● Task requirements
Search the data for the string "chart" and extract every line where it appears.

● Collected material
+-------+

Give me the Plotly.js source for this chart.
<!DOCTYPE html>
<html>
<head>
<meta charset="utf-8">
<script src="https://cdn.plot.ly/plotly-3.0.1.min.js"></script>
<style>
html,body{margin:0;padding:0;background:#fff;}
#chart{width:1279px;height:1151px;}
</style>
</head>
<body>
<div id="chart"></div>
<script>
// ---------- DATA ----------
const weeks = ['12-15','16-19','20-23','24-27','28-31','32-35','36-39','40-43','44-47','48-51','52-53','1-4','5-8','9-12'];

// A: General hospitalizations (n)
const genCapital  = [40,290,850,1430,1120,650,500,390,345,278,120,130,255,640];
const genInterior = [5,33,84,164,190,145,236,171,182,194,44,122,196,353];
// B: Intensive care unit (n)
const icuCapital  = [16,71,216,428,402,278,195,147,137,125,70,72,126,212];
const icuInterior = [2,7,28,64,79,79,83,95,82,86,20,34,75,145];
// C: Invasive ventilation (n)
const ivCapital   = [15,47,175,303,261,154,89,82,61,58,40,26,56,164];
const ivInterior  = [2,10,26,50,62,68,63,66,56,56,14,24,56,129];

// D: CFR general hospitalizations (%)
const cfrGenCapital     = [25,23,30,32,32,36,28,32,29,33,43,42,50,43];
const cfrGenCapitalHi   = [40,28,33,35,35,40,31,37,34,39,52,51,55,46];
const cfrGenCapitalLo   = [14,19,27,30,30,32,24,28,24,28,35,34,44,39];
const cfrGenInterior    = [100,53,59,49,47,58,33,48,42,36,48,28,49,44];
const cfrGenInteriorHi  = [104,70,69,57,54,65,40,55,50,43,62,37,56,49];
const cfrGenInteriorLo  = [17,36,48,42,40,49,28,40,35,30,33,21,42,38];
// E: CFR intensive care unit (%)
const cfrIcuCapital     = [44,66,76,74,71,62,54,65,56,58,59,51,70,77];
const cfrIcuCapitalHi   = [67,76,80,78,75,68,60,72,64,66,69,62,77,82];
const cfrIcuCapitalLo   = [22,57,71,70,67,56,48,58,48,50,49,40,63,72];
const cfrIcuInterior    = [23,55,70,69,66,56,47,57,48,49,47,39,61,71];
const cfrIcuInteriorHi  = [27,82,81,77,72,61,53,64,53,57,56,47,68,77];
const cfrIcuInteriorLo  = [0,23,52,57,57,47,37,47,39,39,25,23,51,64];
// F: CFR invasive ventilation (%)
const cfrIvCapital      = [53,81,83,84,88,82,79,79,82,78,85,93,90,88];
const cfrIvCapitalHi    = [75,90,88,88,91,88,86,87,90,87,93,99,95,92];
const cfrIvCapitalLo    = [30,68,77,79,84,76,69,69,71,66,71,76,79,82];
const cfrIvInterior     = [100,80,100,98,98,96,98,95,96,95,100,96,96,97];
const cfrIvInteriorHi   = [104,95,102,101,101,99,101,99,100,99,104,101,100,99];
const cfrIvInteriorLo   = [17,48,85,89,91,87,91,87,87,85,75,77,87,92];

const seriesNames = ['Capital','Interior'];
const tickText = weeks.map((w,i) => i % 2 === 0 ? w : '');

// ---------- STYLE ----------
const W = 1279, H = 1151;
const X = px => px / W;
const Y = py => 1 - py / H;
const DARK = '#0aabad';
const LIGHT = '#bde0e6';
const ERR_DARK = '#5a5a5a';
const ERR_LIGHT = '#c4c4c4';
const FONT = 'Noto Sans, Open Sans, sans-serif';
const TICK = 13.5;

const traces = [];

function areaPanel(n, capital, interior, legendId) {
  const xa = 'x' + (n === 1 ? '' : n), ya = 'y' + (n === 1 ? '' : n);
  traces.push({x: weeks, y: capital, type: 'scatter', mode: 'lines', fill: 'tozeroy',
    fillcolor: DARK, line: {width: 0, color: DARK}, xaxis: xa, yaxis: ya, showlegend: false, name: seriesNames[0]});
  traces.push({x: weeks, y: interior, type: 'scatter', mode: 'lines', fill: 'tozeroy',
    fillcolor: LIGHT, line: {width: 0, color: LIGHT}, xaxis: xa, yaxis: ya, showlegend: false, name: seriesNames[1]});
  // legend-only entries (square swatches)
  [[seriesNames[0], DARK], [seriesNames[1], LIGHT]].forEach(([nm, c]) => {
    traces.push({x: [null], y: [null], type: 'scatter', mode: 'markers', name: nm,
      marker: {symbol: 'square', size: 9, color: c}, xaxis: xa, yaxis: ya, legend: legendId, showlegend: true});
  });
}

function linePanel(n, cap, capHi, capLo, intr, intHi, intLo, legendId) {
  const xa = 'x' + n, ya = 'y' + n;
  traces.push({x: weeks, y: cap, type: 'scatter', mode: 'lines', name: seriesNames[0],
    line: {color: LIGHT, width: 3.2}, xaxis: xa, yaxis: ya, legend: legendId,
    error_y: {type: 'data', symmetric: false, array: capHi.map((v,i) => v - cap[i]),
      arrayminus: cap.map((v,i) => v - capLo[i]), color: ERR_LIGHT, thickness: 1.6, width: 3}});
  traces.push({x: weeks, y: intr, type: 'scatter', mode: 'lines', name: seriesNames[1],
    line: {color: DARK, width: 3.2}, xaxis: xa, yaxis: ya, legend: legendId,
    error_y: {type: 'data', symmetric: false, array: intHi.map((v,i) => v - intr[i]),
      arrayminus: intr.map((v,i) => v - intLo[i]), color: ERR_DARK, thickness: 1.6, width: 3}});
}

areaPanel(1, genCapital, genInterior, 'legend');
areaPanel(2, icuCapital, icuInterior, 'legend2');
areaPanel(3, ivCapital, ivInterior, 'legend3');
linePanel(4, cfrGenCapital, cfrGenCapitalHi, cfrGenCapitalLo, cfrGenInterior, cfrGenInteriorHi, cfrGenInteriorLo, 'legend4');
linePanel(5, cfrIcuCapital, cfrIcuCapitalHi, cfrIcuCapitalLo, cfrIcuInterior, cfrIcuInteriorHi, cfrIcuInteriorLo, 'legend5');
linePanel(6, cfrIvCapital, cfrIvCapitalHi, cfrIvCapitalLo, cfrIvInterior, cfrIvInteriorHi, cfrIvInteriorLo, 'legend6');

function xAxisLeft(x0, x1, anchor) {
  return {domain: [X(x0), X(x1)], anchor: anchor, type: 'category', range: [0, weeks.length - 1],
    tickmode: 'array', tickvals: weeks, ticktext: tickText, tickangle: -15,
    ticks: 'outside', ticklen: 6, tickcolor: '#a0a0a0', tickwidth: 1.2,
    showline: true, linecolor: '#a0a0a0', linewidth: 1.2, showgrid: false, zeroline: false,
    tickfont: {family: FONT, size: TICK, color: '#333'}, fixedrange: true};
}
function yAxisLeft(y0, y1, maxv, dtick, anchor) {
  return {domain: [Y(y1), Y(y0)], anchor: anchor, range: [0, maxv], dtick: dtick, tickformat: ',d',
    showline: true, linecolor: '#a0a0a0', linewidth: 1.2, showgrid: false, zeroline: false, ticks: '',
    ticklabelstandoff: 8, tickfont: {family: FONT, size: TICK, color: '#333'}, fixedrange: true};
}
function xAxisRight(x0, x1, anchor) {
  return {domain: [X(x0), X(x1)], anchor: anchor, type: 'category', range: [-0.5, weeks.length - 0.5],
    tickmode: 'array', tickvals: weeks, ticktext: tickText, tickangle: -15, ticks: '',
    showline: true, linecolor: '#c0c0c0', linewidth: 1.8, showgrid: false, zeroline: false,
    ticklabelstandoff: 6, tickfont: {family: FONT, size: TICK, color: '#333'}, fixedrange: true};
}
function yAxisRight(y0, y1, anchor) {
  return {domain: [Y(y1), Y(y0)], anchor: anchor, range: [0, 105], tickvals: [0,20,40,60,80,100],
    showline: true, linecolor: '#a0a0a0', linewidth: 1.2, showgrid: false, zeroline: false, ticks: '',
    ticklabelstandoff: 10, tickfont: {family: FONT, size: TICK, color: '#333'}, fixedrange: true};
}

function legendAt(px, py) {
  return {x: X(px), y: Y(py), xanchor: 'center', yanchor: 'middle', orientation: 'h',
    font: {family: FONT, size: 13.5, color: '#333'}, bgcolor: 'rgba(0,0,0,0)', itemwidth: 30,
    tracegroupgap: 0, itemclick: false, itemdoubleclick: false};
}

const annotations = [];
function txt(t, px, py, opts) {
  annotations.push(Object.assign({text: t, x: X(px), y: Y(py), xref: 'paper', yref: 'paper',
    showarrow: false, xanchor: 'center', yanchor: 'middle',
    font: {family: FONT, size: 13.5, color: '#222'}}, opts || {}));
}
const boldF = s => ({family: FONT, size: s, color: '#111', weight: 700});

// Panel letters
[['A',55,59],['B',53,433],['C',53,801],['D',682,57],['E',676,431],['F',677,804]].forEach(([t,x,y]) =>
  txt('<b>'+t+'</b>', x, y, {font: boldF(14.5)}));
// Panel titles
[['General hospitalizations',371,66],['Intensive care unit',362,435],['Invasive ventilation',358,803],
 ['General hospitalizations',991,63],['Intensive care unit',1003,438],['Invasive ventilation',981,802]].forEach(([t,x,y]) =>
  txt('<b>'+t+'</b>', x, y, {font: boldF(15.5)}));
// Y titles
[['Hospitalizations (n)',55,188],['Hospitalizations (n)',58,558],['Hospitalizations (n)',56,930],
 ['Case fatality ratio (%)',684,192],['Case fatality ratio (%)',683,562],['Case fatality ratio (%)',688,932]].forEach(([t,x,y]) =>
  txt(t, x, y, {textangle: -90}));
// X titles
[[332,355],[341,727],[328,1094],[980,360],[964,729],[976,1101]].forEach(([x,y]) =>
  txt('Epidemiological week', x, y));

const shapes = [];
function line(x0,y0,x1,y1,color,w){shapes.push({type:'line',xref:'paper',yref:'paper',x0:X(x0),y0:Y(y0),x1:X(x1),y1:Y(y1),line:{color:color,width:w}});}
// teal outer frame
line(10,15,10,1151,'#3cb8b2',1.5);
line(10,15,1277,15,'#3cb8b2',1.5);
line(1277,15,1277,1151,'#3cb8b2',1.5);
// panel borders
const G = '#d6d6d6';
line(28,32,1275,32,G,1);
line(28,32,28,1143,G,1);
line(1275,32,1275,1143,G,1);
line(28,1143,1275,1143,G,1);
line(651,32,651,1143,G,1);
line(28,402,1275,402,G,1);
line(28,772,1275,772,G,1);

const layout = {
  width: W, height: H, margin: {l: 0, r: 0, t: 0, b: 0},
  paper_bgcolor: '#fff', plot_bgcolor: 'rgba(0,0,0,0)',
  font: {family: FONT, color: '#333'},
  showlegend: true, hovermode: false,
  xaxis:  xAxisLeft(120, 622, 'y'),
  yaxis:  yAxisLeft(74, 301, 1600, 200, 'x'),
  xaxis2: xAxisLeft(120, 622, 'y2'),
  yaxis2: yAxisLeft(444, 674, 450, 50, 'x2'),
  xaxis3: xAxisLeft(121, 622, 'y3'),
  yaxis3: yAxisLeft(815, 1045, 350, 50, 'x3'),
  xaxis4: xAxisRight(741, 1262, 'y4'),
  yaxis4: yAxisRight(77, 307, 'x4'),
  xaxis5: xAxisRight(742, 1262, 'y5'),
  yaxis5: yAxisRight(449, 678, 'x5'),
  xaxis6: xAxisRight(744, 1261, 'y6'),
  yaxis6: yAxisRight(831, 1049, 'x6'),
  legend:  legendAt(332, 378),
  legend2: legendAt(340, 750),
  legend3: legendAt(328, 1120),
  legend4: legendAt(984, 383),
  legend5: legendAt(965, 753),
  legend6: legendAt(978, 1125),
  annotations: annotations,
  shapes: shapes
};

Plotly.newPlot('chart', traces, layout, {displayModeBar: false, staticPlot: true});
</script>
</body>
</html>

+-------+

● Solution for this exercise
Give me the Plotly.js source for this chart.
#chart{width:1279px;height:1151px;}
<div id="chart"></div>
Plotly.newPlot('chart', traces, layout, {displayModeBar: false, staticPlot: true});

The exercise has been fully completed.